3.5. Surface Morphologies after Corrosion

Figure 6 shows the macroscopic corrosion morphologies of the four alloys after immersion in the NaCl solution for 60 h, which indicates that the local corrosion of the MS4Ca alloy is relatively more serious compared with the other three alloys. In order to better observe the corrosion morphologies of the four alloys, the microscopic corrosion morphologies of the four alloys after immersion in the NaCl solution for 60 h was observed by SEM (as shown in Figure 7). There were many cracks in the corrosion products’ film on the surface of the MS alloy. However, the corrosion products’ film became obviously dense and the cracks were obviously reduced after the addition of Ca. Among them, MS2Ca alloy has the densest corrosion products’ film.

3.6. Corrosion Mechanism

The above results indicate that the addition of Ca is beneficial for the improvement of the corrosion resistance of an MS alloy. On the one hand, the addition of Ca refines the grain size of an MS alloy. This is because Ca can act as a nucleating agent and can hinder the movement of grain boundaries at the same time [30], and the small grain size is beneficial to improve the corrosion resistance of the Mg alloy [31]. Moreover, the addition of Ca can make the corrosion products’ film compact and improve its protective effect on the alloy matrix [16]. However, the corrosion resistance of the alloy first increases and then decreases with the increase in Ca content. This is related to the influence of Ca on the structure of the MS alloy. No precipitation of the second phase was detected in the MS alloy, which shows a single-phase structure. When adding 0.1 wt.% Ca element, a small amount of Mg₂Ca precipitated phase appeared, and the amount of Mg₂Ca precipitated phase in the alloy gradually increased with Ca content. The potential of the Mg₂Ca phase is more negative than that of the Mg matrix [32,33]. It forms galvanic corrosion with the Mg matrix. The anode acting as the galvanic corrosion is preferentially corroded, which can slow down the corrosion of the Mg matrix to a certain extent and improve the corrosion resistance of the alloy. Corrosion performance might have a beneficial effect. However, although the Mg matrix acts as a cathode for galvanic corrosion to be protected, when galvanic corrosion occurs, the balanced system of the alloy surface will be destroyed, which can easily cause further damage to the Mg matrix by Cl⁻. Thus, the corrosion rate of the alloy becomes larger when the content of Ca is increased to 0.4 wt.%.
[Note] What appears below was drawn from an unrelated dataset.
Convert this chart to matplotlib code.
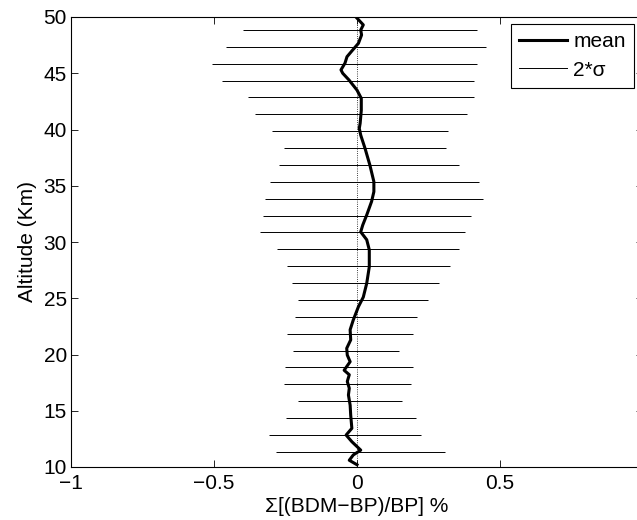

In general, the addition of Ca improves the corrosion resistance of MS alloys, and the corrosion resistance of the alloy first increases and then decreases with the increase in Ca content. This is because the addition of Ca is conducive to the refinement of the structure and the formation of a dense corrosion products’ film. As the content of Ca increases, the number of second phases in the alloy increases, which accelerates galvanic corrosion, destroys the balanced system of the alloy surface, and thus reduces the corrosion resistance of the alloy.

4. Conclusions

In this study, the influence law and mechanism of the microalloyed Ca on the microstructure and corrosion resistance of a Mg–Sc single-phase alloy were investigated. The results indicate that the addition of Ca with appropriate content can refine the grain structure of the Mg–Sc single-phase alloy and at the same time can improve the compactness of the product film, thereby improving its corrosion resistance. Moreover, the addition of excessive Ca will introduce a large amount of Mg₂Ca phase in the alloy, which can easily be corroded. Therefore, the corrosion resistance of the alloy first increases and then decreases with the increase in Ca content. The MS2Ca alloy has the best corrosion resistance.